Given request>
Copy out each line below that has the word "matplotlib" in it.

Record list>

::::

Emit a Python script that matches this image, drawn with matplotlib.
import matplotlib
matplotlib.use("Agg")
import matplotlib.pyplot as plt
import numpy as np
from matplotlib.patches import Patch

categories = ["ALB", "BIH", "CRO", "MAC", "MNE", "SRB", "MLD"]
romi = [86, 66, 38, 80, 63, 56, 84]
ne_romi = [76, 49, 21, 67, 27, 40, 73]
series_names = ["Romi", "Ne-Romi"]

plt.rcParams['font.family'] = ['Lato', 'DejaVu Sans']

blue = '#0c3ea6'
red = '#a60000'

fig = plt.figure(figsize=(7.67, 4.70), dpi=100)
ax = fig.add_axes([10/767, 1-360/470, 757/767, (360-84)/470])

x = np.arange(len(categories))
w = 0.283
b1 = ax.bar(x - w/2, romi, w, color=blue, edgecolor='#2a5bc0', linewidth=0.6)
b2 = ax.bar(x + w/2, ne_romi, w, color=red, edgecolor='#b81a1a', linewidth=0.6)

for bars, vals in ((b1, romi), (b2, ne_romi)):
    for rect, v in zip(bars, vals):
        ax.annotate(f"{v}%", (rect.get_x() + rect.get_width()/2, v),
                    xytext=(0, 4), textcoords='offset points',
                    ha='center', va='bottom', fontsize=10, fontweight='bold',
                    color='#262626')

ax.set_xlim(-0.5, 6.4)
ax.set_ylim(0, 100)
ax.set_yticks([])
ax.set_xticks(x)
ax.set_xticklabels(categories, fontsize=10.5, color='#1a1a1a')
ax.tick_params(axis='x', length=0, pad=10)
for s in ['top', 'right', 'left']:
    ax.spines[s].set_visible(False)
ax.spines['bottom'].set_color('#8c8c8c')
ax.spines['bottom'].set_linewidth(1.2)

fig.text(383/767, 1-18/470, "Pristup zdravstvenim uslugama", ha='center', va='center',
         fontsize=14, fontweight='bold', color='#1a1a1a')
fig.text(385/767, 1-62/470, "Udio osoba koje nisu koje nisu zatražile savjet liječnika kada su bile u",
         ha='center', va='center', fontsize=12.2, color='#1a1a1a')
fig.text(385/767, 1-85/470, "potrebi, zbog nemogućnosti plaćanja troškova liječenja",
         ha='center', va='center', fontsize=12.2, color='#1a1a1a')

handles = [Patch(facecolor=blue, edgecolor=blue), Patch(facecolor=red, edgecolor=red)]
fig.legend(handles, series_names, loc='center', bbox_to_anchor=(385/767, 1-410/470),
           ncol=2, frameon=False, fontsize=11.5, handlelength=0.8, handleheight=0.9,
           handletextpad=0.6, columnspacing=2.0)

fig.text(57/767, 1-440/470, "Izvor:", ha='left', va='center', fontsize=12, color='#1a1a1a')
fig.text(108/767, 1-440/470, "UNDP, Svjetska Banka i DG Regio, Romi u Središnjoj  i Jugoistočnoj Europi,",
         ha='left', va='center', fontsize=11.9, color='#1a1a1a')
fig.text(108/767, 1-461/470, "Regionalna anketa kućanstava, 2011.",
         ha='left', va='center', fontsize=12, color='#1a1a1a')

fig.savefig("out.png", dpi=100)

::::

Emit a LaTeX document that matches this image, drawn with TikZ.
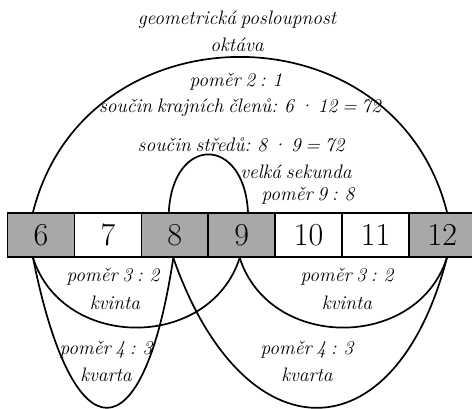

::::

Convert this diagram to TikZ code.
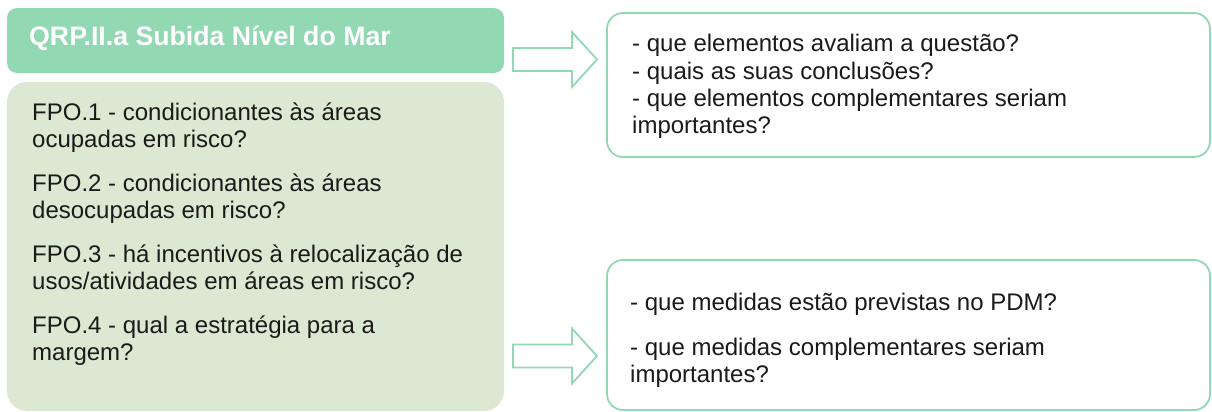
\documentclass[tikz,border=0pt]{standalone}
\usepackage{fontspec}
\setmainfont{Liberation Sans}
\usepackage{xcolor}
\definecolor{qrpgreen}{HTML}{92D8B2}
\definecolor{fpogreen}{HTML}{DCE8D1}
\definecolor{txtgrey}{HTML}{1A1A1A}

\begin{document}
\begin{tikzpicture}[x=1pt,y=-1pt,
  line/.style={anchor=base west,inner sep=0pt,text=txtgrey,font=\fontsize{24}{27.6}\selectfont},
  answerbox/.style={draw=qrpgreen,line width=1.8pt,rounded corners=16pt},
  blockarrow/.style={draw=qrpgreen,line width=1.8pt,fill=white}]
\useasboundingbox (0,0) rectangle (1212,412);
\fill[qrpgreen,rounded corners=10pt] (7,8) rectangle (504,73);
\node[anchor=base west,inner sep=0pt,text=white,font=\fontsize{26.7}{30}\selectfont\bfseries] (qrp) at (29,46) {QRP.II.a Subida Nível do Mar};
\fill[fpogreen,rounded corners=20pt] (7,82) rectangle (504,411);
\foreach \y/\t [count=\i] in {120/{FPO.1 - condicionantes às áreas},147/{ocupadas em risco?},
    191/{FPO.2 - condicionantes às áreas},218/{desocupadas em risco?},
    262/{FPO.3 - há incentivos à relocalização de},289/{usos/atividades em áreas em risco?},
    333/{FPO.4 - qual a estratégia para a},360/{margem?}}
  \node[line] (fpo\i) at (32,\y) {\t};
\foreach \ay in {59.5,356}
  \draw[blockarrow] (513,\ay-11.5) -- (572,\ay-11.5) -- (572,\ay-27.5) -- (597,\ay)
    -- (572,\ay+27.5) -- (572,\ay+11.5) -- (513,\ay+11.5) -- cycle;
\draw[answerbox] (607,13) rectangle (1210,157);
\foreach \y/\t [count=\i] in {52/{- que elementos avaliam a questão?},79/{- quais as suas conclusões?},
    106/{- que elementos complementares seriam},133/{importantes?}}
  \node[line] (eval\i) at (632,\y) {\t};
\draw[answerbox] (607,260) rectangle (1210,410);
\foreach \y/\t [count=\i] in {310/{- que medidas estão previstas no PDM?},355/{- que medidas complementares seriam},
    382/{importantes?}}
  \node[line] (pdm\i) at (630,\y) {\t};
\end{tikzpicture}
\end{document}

::::

Exercise answer>
Emit a Python script that matches this image, drawn with matplotlib.
import matplotlib
matplotlib.use("Agg")
import matplotlib.pyplot as plt
from matplotlib.patches import Patch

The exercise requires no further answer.